実は「基本的なこと」こそ、「人」からしか学べない
こう述べると、あなたは、「そうは言っても、仕事の基本は、『仕事の基本マニュアル』を読めば、身につくのではないか」と思われるかもしれません。
たしかに、世の中には、『新入社員が身につけるべき基本マナー』『新入社員のための仕事の進め方』といった本が数多くあり、また、企業でも新入社員に対して、「新人研修」などで、そうした基本マナーや仕事の進め方などは教えています。
しかし、ここで述べる「仕事の基本」とは、そうした本や研修で学べる初歩的なものではありません。
敢えて言えば、それは、「仕事の基本の心構え」とでも呼ぶべきものであり、身近にいる優れたプロフェッショナルの仕事に取り組む姿勢を見て「体得」するしかないものです。
私自身、初めて実社会に出たときは企画営業の部署に配属になりましたが、顧客に対する「仕事の基本の心構え」は、傍にいる優れた上司の日々の電話応対を耳で聴くことによって、実に多くのことを学ぶことができました。
例えば、顧客に対する細やかな心配り、誰に対しても変わらぬ温かい雰囲気、クレームに対する真摯な対応、ときおり会話に交えるユーモア、電話を切るときの残心など、マニュアル本や研修などでは決して学べない、呼吸やリズム、ニュアンスや余韻などを、この優れた上司の生の言動を通じて、体で掴むことができました。

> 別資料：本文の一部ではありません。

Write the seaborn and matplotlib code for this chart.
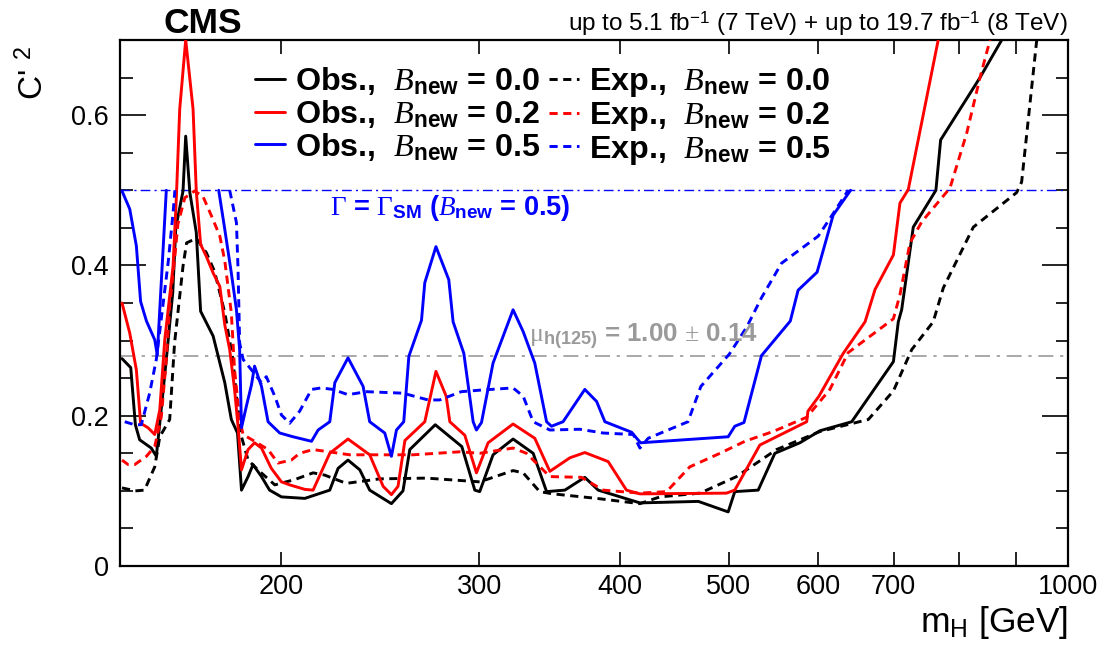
import matplotlib
matplotlib.use("Agg")
import matplotlib.pyplot as plt
from matplotlib.lines import Line2D
from matplotlib.ticker import FixedLocator, FixedFormatter, NullLocator, MultipleLocator, FuncFormatter
import seaborn as sns

# C'^2 limits vs m_H
# B_new = 0.0
m_obs00 = [144.6, 147.2, 148.6, 149.9, 153.5, 155.1, 156.2, 158.3, 160.4, 161.4, 163.8, 164.7, 166.1, 168.3, 169.8,
           174.2, 178.4, 180.8, 183.1, 184.6, 187.1, 189.0, 192.3, 195.5, 200.3, 210.1, 221.1, 224.9, 229.5, 235.1,
           239.9, 250.8, 256.8, 260.4, 274.3, 289.6, 297.4, 300.4, 308.7, 321.6, 335.1, 344.4, 357.5, 372.4, 382.7,
           416.8, 469.7, 499.2, 506.0, 530.8, 549.2, 578.0, 602.2, 642.6, 699.8, 706.8, 711.7, 728.8, 763.3, 770.7,
           835.3, 873.2]
c_obs00 = [0.276, 0.264, 0.188, 0.168, 0.157, 0.146, 0.190, 0.275, 0.364, 0.450, 0.499, 0.572, 0.497, 0.444, 0.339,
           0.306, 0.244, 0.195, 0.177, 0.101, 0.119, 0.135, 0.119, 0.101, 0.092, 0.090, 0.101, 0.130, 0.141, 0.128,
           0.101, 0.083, 0.100, 0.155, 0.188, 0.159, 0.101, 0.099, 0.148, 0.169, 0.150, 0.099, 0.101, 0.118, 0.101,
           0.084, 0.086, 0.072, 0.099, 0.101, 0.150, 0.164, 0.180, 0.192, 0.272, 0.325, 0.341, 0.451, 0.500, 0.567,
           0.650, 0.700]
m_exp00 = [144.6, 148.6, 151.4, 154.6, 156.2, 159.4, 161.0, 163.8, 165.0, 168.3, 171.8, 174.7, 178.4, 181.4, 182.7,
           184.6, 187.1, 190.9, 197.6, 205.8, 213.7, 218.8, 228.7, 244.9, 269.4, 300.4, 321.6, 328.3, 339.6, 349.0,
           381.5, 416.8, 434.2, 471.3, 507.8, 551.1, 602.2, 664.8, 699.8, 726.5, 759.1, 774.9, 824.0, 900.3, 909.5,
           938.0]
c_exp00 = [0.104, 0.100, 0.101, 0.132, 0.172, 0.195, 0.297, 0.399, 0.430, 0.436, 0.417, 0.392, 0.337, 0.275, 0.226,
           0.172, 0.141, 0.128, 0.108, 0.115, 0.124, 0.121, 0.110, 0.116, 0.117, 0.112, 0.127, 0.124, 0.099, 0.096,
           0.090, 0.083, 0.092, 0.097, 0.119, 0.155, 0.179, 0.195, 0.233, 0.288, 0.325, 0.370, 0.451, 0.497, 0.511,
           0.700]

# B_new = 0.2
m_obs02 = [144.6, 146.9, 148.9, 150.2, 152.5, 154.6, 156.2, 157.8, 160.5, 161.6, 162.7, 164.7, 167.2, 168.3, 169.8,
           171.8, 174.2, 176.6, 178.4, 180.2, 182.0, 183.3, 184.6, 187.1, 189.6, 192.3, 196.2, 200.3, 203.7, 210.1,
           213.7, 221.1, 229.5, 239.9, 246.6, 250.8, 254.2, 257.8, 268.5, 274.7, 280.5, 282.6, 291.4, 298.4, 305.6,
           321.6, 336.2, 346.7, 361.2, 372.4, 390.6, 405.5, 416.8, 497.5, 506.0, 532.6, 586.1, 587.6, 601.0, 631.6,
           660.4, 674.0, 699.8, 709.2, 721.4, 766.9]
c_obs02 = [0.350, 0.310, 0.261, 0.190, 0.184, 0.175, 0.208, 0.301, 0.399, 0.492, 0.608, 0.700, 0.608, 0.499, 0.428,
           0.412, 0.390, 0.372, 0.321, 0.288, 0.235, 0.186, 0.128, 0.155, 0.164, 0.157, 0.130, 0.112, 0.108, 0.102,
           0.101, 0.150, 0.169, 0.148, 0.106, 0.095, 0.106, 0.167, 0.192, 0.259, 0.226, 0.192, 0.174, 0.124, 0.164,
           0.189, 0.170, 0.126, 0.144, 0.151, 0.139, 0.101, 0.096, 0.097, 0.101, 0.161, 0.192, 0.206, 0.226, 0.283,
           0.325, 0.368, 0.414, 0.483, 0.501, 0.700]
m_exp02 = [144.6, 146.4, 148.4, 152.0, 154.6, 156.7, 158.3, 159.4, 161.0, 162.1, 164.4, 167.7, 170.6, 173.6, 176.6,
           178.4, 180.8, 182.0, 183.9, 185.2, 189.6, 194.9, 198.9, 204.4, 207.9, 213.7, 230.3, 262.1, 288.4, 300.4,
           321.6, 330.5, 346.7, 369.9, 386.6, 416.8, 440.1, 461.6, 490.9, 516.6, 547.2, 586.1, 614.6, 638.0, 699.8,
           709.2, 723.9, 741.5, 785.6, 812.9, 835.3, 852.6]
c_exp02 = [0.141, 0.135, 0.135, 0.146, 0.159, 0.199, 0.275, 0.346, 0.408, 0.455, 0.490, 0.499, 0.492, 0.466, 0.439,
           0.406, 0.337, 0.261, 0.195, 0.175, 0.166, 0.155, 0.137, 0.141, 0.150, 0.155, 0.148, 0.148, 0.152, 0.150,
           0.157, 0.150, 0.119, 0.118, 0.101, 0.097, 0.099, 0.132, 0.150, 0.166, 0.179, 0.198, 0.235, 0.284, 0.329,
           0.361, 0.430, 0.458, 0.503, 0.576, 0.650, 0.700]

# B_new = 0.5 (only drawn below Gamma = Gamma_SM, two pieces each)
m_obs05_lo = [144.6, 146.9, 148.9, 150.2, 152.0, 154.6, 155.4, 156.2, 158.3]
c_obs05_lo = [0.499, 0.475, 0.426, 0.352, 0.326, 0.301, 0.281, 0.341, 0.500]
m_obs05_hi = [176.2, 178.4, 180.8, 182.7, 183.9, 184.6, 186.4, 188.4, 189.6, 192.3, 194.9, 199.6, 205.1, 213.0, 215.9,
              221.1, 223.4, 229.5, 236.7, 239.9, 247.4, 250.8, 253.4, 257.2, 259.9, 266.7, 268.5, 274.7, 282.0, 284.5,
              290.8, 296.4, 298.4, 301.5, 308.7, 321.6, 328.3, 336.2, 344.4, 347.9, 356.2, 372.4, 381.5, 388.0, 409.8,
              417.3, 499.2, 506.0, 515.6, 534.4, 566.8, 575.9, 598.7, 618.7, 641.1]
c_obs05_hi = [0.500, 0.448, 0.390, 0.341, 0.288, 0.184, 0.212, 0.241, 0.266, 0.239, 0.192, 0.177, 0.172, 0.166, 0.181,
              0.192, 0.244, 0.277, 0.239, 0.192, 0.177, 0.146, 0.181, 0.192, 0.279, 0.327, 0.377, 0.425, 0.381, 0.325,
              0.283, 0.192, 0.181, 0.191, 0.270, 0.341, 0.312, 0.270, 0.192, 0.186, 0.192, 0.235, 0.219, 0.192, 0.178,
              0.164, 0.172, 0.186, 0.191, 0.280, 0.326, 0.367, 0.391, 0.467, 0.500]
m_exp05_lo = [145.4, 148.4, 150.4, 153.0, 155.1, 157.3, 158.9, 160.5, 161.1]
c_exp05_lo = [0.192, 0.188, 0.188, 0.230, 0.275, 0.350, 0.404, 0.470, 0.500]
m_exp05_hi = [180.2, 182.7, 183.3, 183.9, 185.2, 188.4, 192.3, 194.2, 197.6, 200.3, 203.7, 207.9, 213.0, 217.3, 222.6,
              229.5, 238.3, 256.8, 270.3, 276.8, 289.3, 300.4, 321.6, 328.3, 335.1, 346.7, 368.6, 386.6, 411.2, 416.8,
              423.9, 459.8, 472.1, 500.4, 518.5, 534.4, 556.8, 578.0, 600.1, 618.7, 638.0]
c_exp05_hi = [0.500, 0.457, 0.395, 0.297, 0.275, 0.261, 0.244, 0.252, 0.226, 0.201, 0.190, 0.206, 0.235, 0.237, 0.235,
              0.228, 0.232, 0.230, 0.221, 0.221, 0.232, 0.234, 0.237, 0.226, 0.192, 0.181, 0.182, 0.177, 0.175, 0.157,
              0.170, 0.192, 0.239, 0.282, 0.318, 0.357, 0.403, 0.421, 0.439, 0.469, 0.500]

gamma_sm_level = 0.5
mu_level = 0.28

x_ticks = [200, 300, 400, 500, 600, 700, 800, 900, 1000]
x_tick_labels = ['200', '300', '400', '500', '600', '700', '', '', '1000']

sns.set_style("ticks")
plt.rcParams['font.family'] = ['Liberation Sans', 'DejaVu Sans']
plt.rcParams['mathtext.fontset'] = 'custom'
plt.rcParams['mathtext.rm'] = 'Liberation Serif'
plt.rcParams['mathtext.it'] = 'Liberation Serif:italic'
plt.rcParams['mathtext.bf'] = 'Liberation Sans:bold'
plt.rcParams['mathtext.sf'] = 'Liberation Sans'
for k in ['text.color', 'axes.labelcolor', 'xtick.color', 'ytick.color', 'axes.edgecolor']:
    plt.rcParams[k] = 'black'

fig = plt.figure(figsize=(11.1, 6.46), dpi=100)
ax = fig.add_axes([0.1081, 0.1238, 0.8541, 0.8143])

dash = (0, (2.8, 1.9))
lw = 2.1
curves = [
    (m_obs00, c_obs00, 'black', '-'),
    (m_exp00, c_exp00, 'black', dash),
    (m_obs02, c_obs02, 'red', '-'),
    (m_exp02, c_exp02, 'red', dash),
    (m_obs05_lo, c_obs05_lo, 'blue', '-'),
    (m_obs05_hi, c_obs05_hi, 'blue', '-'),
    (m_exp05_lo, c_exp05_lo, 'blue', dash),
    (m_exp05_hi, c_exp05_hi, 'blue', dash),
]
for m, c, col, ls in curves:
    sns.lineplot(x=m, y=c, ax=ax, color=col, linestyle=ls, linewidth=lw, sort=False, estimator=None, zorder=3)

ax.axhline(gamma_sm_level, color='blue', lw=1.0, ls=(0, (7, 3, 1.5, 3)), zorder=2)
ax.axhline(mu_level, color='#9a9a9a', lw=1.2, ls=(0, (9, 4, 2, 4)), zorder=2)

ax.set_xscale('log')
ax.set_xlim(144, 1000)
ax.set_ylim(0, 0.7)
ax.xaxis.set_major_locator(FixedLocator(x_ticks))
ax.xaxis.set_major_formatter(FixedFormatter(x_tick_labels))
ax.xaxis.set_minor_locator(NullLocator())
ax.yaxis.set_major_locator(MultipleLocator(0.2))
ax.yaxis.set_minor_locator(MultipleLocator(0.05))
ax.yaxis.set_major_formatter(FuncFormatter(lambda v, p: '0' if abs(v) < 1e-9 else '%.1f' % v))
ax.tick_params(which='both', direction='in', top=True, right=True, width=1.2, colors='black', labelsize=19.5)
ax.tick_params(axis='y', which='major', length=19, pad=8)
ax.tick_params(axis='y', which='minor', length=9)
ax.tick_params(axis='x', which='major', length=10, pad=6)
for s in ax.spines.values():
    s.set_linewidth(1.6)
    s.set_color('black')
ax.set_xlabel('')
ax.set_ylabel('')

handles = [
    Line2D([], [], color='black', lw=lw, ls='-'),
    Line2D([], [], color='red', lw=lw, ls='-'),
    Line2D([], [], color='blue', lw=lw, ls='-'),
    Line2D([], [], color='black', lw=lw, ls=dash),
    Line2D([], [], color='red', lw=lw, ls=dash),
    Line2D([], [], color='blue', lw=lw, ls=dash),
]
labels = [
    r'Obs.,  $\mathit{B}_{\mathbf{new}}$ = 0.0',
    r'Obs.,  $\mathit{B}_{\mathbf{new}}$ = 0.2',
    r'Obs.,  $\mathit{B}_{\mathbf{new}}$ = 0.5',
    r'Exp.,  $\mathit{B}_{\mathbf{new}}$ = 0.0',
    r'Exp.,  $\mathit{B}_{\mathbf{new}}$ = 0.2',
    r'Exp.,  $\mathit{B}_{\mathbf{new}}$ = 0.5',
]
ax.legend(handles=handles, labels=labels, ncol=2, loc='upper left', bbox_to_anchor=(0.142, 0.952),
          frameon=False, prop={'size': 23.2, 'weight': 'bold'}, handlelength=0.95, handletextpad=0.3,
          columnspacing=0.25, labelspacing=0.02, borderaxespad=0, borderpad=0)

ax.text(221, 0.497, r'$\Gamma$ = $\Gamma_{\mathbf{SM}}$ ($\mathit{B}_{\mathbf{new}}$ = 0.5)',
        color='blue', fontsize=19.5, fontweight='bold', ha='left', va='top')
ax.text(332, 0.297, r'$\mathrm{\mu}_{\mathbf{h(125)}}$ = 1.00 $\pm$ 0.14',
        color='#9a9a9a', fontsize=18.6, fontweight='bold', ha='left', va='baseline')

fig.text(0.147, 0.949, 'CMS', fontsize=25.5, fontweight='bold', ha='left', va='baseline')
fig.text(0.962, 0.952, r'up to 5.1 fb$^{\mathsf{-1}}$ (7 TeV) + up to 19.7 fb$^{\mathsf{-1}}$ (8 TeV)',
         fontsize=17.5, ha='right', va='baseline')
fig.text(0.962, 0.022, r'm$_{\mathsf{H}}$ [GeV]', fontsize=25.5, ha='right', va='baseline')
fig.text(0.030, 0.928, r"C' $^{\mathsf{2}}$", fontsize=24, rotation=90, ha='center', va='top')

fig.savefig('out.png', dpi=100)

当時の私が働いていた職場は、大部屋であり、私は、この上司の隣の席に座っていました。そのため、日々、自席で仕事をしながら耳に入ってくる、この上司と顧客とのやり取りは、営業という仕事の基本的心構えを学ぶには、絶好の教材でした。
しかし、ある日、あるメンバーの転属で、その上司から少し離れた席が空いたのです。
すると、その上司は、優しい心遣いで、私にこう言ったのです。
「君のその席は、狭いので仕事がやりにくいだろう。あちらに、両袖のある広い席が空いたから、移ってはどうか」
私は、その上司の温かい心遣いには感謝しましたが、即座に、こう答えました。
「いえ、この席で、結構です」
その理由は、明らかでした。私は、この上司の顧客との電話でのやり取りを横で聞くという、貴重な学びの機会を失いたくなかったからです。